* **Goal**
Return exactly the lines that run from the beginning through the line containing "18, 20, 22]", both included, and no others.

* **Information supplied**
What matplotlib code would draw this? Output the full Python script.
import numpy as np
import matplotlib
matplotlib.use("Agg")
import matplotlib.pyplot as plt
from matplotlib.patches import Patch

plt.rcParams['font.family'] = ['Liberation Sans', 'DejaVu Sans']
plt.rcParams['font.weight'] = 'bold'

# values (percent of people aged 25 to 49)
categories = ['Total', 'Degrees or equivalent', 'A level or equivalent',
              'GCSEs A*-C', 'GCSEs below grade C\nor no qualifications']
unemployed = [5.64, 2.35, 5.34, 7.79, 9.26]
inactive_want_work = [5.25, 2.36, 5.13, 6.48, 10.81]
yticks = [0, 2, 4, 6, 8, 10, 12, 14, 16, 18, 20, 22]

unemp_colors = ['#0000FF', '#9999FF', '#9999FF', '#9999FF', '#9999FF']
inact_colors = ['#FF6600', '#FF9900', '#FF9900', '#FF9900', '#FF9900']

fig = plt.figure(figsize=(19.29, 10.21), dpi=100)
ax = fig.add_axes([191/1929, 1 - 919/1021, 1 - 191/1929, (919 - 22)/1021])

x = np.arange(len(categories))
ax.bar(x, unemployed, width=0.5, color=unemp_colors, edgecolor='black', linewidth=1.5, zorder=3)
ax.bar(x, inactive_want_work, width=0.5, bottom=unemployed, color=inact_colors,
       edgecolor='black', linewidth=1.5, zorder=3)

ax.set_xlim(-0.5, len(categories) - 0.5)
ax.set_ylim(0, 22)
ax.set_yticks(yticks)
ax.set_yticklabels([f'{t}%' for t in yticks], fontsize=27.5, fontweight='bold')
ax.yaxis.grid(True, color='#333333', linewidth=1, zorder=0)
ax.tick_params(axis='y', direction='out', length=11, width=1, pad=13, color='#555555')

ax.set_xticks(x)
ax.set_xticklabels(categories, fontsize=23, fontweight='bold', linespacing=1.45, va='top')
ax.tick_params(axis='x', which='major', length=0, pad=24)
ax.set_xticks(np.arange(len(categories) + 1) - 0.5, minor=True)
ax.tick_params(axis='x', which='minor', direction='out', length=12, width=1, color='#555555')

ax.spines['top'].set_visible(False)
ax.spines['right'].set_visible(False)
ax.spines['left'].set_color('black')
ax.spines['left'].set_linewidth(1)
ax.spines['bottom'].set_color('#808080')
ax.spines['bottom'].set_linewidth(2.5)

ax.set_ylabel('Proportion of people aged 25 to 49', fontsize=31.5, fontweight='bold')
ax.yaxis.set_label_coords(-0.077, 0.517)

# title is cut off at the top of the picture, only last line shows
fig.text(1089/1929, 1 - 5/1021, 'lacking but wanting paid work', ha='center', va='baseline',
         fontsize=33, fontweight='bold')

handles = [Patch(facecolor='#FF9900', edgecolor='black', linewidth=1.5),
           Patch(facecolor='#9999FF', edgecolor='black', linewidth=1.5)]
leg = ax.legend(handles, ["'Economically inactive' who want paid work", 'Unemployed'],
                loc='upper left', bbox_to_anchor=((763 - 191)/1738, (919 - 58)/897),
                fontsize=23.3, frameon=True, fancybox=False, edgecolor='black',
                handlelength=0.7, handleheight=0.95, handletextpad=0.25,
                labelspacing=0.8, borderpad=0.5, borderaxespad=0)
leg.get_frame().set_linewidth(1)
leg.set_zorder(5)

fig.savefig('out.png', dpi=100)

* **Task solution**
What matplotlib code would draw this? Output the full Python script.
import numpy as np
import matplotlib
matplotlib.use("Agg")
import matplotlib.pyplot as plt
from matplotlib.patches import Patch

plt.rcParams['font.family'] = ['Liberation Sans', 'DejaVu Sans']
plt.rcParams['font.weight'] = 'bold'

# values (percent of people aged 25 to 49)
categories = ['Total', 'Degrees or equivalent', 'A level or equivalent',
              'GCSEs A*-C', 'GCSEs below grade C\nor no qualifications']
unemployed = [5.64, 2.35, 5.34, 7.79, 9.26]
inactive_want_work = [5.25, 2.36, 5.13, 6.48, 10.81]
yticks = [0, 2, 4, 6, 8, 10, 12, 14, 16, 18, 20, 22]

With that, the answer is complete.